-- start --

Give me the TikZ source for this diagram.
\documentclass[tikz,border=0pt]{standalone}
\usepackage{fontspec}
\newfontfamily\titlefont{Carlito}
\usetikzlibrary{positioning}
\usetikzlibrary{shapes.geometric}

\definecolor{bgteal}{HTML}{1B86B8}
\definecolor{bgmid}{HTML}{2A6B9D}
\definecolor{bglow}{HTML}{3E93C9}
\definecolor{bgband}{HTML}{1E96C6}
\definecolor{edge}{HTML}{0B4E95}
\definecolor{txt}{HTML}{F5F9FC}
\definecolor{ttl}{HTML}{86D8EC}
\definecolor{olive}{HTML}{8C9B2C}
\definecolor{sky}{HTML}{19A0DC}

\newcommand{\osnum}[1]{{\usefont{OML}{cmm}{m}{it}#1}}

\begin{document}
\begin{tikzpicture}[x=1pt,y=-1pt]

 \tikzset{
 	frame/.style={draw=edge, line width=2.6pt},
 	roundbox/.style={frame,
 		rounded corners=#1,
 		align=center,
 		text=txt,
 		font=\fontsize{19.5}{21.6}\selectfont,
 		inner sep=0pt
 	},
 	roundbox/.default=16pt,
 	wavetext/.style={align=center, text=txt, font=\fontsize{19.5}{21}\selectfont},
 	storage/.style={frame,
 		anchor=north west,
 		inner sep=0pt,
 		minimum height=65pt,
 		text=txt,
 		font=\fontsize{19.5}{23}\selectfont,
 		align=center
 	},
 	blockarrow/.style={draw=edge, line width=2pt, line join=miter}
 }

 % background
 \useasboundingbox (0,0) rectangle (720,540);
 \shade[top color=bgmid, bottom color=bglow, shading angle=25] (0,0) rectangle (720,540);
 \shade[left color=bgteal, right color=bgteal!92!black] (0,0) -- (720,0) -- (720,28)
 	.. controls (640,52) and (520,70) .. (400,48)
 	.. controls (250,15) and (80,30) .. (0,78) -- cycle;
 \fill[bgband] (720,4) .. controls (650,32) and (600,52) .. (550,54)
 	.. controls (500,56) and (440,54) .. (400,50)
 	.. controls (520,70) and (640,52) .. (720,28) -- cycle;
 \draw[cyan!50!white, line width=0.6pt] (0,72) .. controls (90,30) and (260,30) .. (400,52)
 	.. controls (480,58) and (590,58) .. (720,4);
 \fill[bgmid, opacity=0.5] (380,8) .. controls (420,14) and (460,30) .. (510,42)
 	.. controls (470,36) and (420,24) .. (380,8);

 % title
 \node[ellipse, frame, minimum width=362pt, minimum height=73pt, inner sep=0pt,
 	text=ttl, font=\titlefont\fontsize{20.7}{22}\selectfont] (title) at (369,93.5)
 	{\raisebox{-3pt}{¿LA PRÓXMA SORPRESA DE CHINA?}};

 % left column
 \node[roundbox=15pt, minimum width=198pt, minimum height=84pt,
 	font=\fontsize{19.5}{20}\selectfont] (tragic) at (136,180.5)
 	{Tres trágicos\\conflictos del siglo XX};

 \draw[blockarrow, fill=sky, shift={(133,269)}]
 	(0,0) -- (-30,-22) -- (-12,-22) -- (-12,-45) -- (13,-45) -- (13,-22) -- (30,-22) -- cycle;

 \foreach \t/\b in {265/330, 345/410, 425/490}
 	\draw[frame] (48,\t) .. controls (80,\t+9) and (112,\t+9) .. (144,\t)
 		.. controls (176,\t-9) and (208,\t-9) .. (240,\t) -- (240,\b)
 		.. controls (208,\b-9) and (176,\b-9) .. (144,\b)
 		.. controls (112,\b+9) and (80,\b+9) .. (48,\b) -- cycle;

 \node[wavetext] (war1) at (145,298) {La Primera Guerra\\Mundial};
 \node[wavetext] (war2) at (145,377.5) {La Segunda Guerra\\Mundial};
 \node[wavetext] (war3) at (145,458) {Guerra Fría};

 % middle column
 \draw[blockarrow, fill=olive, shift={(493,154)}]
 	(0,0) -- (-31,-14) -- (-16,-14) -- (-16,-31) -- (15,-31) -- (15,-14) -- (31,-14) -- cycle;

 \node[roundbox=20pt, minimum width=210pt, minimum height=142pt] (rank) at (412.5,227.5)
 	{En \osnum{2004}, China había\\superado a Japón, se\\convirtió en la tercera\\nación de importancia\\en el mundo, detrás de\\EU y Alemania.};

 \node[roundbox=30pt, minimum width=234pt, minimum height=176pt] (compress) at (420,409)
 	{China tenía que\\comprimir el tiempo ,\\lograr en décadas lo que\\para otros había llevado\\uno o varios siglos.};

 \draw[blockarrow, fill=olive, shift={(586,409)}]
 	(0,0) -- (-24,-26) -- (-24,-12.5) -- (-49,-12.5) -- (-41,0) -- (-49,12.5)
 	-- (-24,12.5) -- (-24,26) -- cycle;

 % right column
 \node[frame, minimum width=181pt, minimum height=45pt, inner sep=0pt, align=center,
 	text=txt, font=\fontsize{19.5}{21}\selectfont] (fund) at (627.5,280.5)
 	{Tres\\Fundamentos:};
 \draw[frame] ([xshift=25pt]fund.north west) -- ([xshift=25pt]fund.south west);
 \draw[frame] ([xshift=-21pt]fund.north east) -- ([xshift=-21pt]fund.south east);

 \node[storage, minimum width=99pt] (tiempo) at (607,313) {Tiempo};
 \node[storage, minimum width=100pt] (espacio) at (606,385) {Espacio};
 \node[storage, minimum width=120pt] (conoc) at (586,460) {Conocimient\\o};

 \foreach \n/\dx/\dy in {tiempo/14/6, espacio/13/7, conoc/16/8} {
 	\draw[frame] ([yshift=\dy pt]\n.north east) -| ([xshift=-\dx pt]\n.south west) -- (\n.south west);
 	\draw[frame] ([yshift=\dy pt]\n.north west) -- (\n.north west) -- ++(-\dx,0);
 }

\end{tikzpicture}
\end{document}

-- end --

### TASK TO CARRY OUT
Working from the material above, retype it in its entirety without change.

### RESULT OF THIS EXERCISE
Give me the TikZ source for this diagram.
\documentclass[tikz,border=0pt]{standalone}
\usepackage{fontspec}
\newfontfamily\titlefont{Carlito}
\usetikzlibrary{positioning}
\usetikzlibrary{shapes.geometric}

\definecolor{bgteal}{HTML}{1B86B8}
\definecolor{bgmid}{HTML}{2A6B9D}
\definecolor{bglow}{HTML}{3E93C9}
\definecolor{bgband}{HTML}{1E96C6}
\definecolor{edge}{HTML}{0B4E95}
\definecolor{txt}{HTML}{F5F9FC}
\definecolor{ttl}{HTML}{86D8EC}
\definecolor{olive}{HTML}{8C9B2C}
\definecolor{sky}{HTML}{19A0DC}

\newcommand{\osnum}[1]{{\usefont{OML}{cmm}{m}{it}#1}}

\begin{document}
\begin{tikzpicture}[x=1pt,y=-1pt]

 \tikzset{
 	frame/.style={draw=edge, line width=2.6pt},
 	roundbox/.style={frame,
 		rounded corners=#1,
 		align=center,
 		text=txt,
 		font=\fontsize{19.5}{21.6}\selectfont,
 		inner sep=0pt
 	},
 	roundbox/.default=16pt,
 	wavetext/.style={align=center, text=txt, font=\fontsize{19.5}{21}\selectfont},
 	storage/.style={frame,
 		anchor=north west,
 		inner sep=0pt,
 		minimum height=65pt,
 		text=txt,
 		font=\fontsize{19.5}{23}\selectfont,
 		align=center
 	},
 	blockarrow/.style={draw=edge, line width=2pt, line join=miter}
 }

 % background
 \useasboundingbox (0,0) rectangle (720,540);
 \shade[top color=bgmid, bottom color=bglow, shading angle=25] (0,0) rectangle (720,540);
 \shade[left color=bgteal, right color=bgteal!92!black] (0,0) -- (720,0) -- (720,28)
 	.. controls (640,52) and (520,70) .. (400,48)
 	.. controls (250,15) and (80,30) .. (0,78) -- cycle;
 \fill[bgband] (720,4) .. controls (650,32) and (600,52) .. (550,54)
 	.. controls (500,56) and (440,54) .. (400,50)
 	.. controls (520,70) and (640,52) .. (720,28) -- cycle;
 \draw[cyan!50!white, line width=0.6pt] (0,72) .. controls (90,30) and (260,30) .. (400,52)
 	.. controls (480,58) and (590,58) .. (720,4);
 \fill[bgmid, opacity=0.5] (380,8) .. controls (420,14) and (460,30) .. (510,42)
 	.. controls (470,36) and (420,24) .. (380,8);

 % title
 \node[ellipse, frame, minimum width=362pt, minimum height=73pt, inner sep=0pt,
 	text=ttl, font=\titlefont\fontsize{20.7}{22}\selectfont] (title) at (369,93.5)
 	{\raisebox{-3pt}{¿LA PRÓXMA SORPRESA DE CHINA?}};

 % left column
 \node[roundbox=15pt, minimum width=198pt, minimum height=84pt,
 	font=\fontsize{19.5}{20}\selectfont] (tragic) at (136,180.5)
 	{Tres trágicos\\conflictos del siglo XX};

 \draw[blockarrow, fill=sky, shift={(133,269)}]
 	(0,0) -- (-30,-22) -- (-12,-22) -- (-12,-45) -- (13,-45) -- (13,-22) -- (30,-22) -- cycle;

 \foreach \t/\b in {265/330, 345/410, 425/490}
 	\draw[frame] (48,\t) .. controls (80,\t+9) and (112,\t+9) .. (144,\t)
 		.. controls (176,\t-9) and (208,\t-9) .. (240,\t) -- (240,\b)
 		.. controls (208,\b-9) and (176,\b-9) .. (144,\b)
 		.. controls (112,\b+9) and (80,\b+9) .. (48,\b) -- cycle;

 \node[wavetext] (war1) at (145,298) {La Primera Guerra\\Mundial};
 \node[wavetext] (war2) at (145,377.5) {La Segunda Guerra\\Mundial};
 \node[wavetext] (war3) at (145,458) {Guerra Fría};

 % middle column
 \draw[blockarrow, fill=olive, shift={(493,154)}]
 	(0,0) -- (-31,-14) -- (-16,-14) -- (-16,-31) -- (15,-31) -- (15,-14) -- (31,-14) -- cycle;

 \node[roundbox=20pt, minimum width=210pt, minimum height=142pt] (rank) at (412.5,227.5)
 	{En \osnum{2004}, China había\\superado a Japón, se\\convirtió en la tercera\\nación de importancia\\en el mundo, detrás de\\EU y Alemania.};

 \node[roundbox=30pt, minimum width=234pt, minimum height=176pt] (compress) at (420,409)
 	{China tenía que\\comprimir el tiempo ,\\lograr en décadas lo que\\para otros había llevado\\uno o varios siglos.};

 \draw[blockarrow, fill=olive, shift={(586,409)}]
 	(0,0) -- (-24,-26) -- (-24,-12.5) -- (-49,-12.5) -- (-41,0) -- (-49,12.5)
 	-- (-24,12.5) -- (-24,26) -- cycle;

 % right column
 \node[frame, minimum width=181pt, minimum height=45pt, inner sep=0pt, align=center,
 	text=txt, font=\fontsize{19.5}{21}\selectfont] (fund) at (627.5,280.5)
 	{Tres\\Fundamentos:};
 \draw[frame] ([xshift=25pt]fund.north west) -- ([xshift=25pt]fund.south west);
 \draw[frame] ([xshift=-21pt]fund.north east) -- ([xshift=-21pt]fund.south east);

 \node[storage, minimum width=99pt] (tiempo) at (607,313) {Tiempo};
 \node[storage, minimum width=100pt] (espacio) at (606,385) {Espacio};
 \node[storage, minimum width=120pt] (conoc) at (586,460) {Conocimient\\o};

 \foreach \n/\dx/\dy in {tiempo/14/6, espacio/13/7, conoc/16/8} {
 	\draw[frame] ([yshift=\dy pt]\n.north east) -| ([xshift=-\dx pt]\n.south west) -- (\n.south west);
 	\draw[frame] ([yshift=\dy pt]\n.north west) -- (\n.north west) -- ++(-\dx,0);
 }

\end{tikzpicture}
\end{document}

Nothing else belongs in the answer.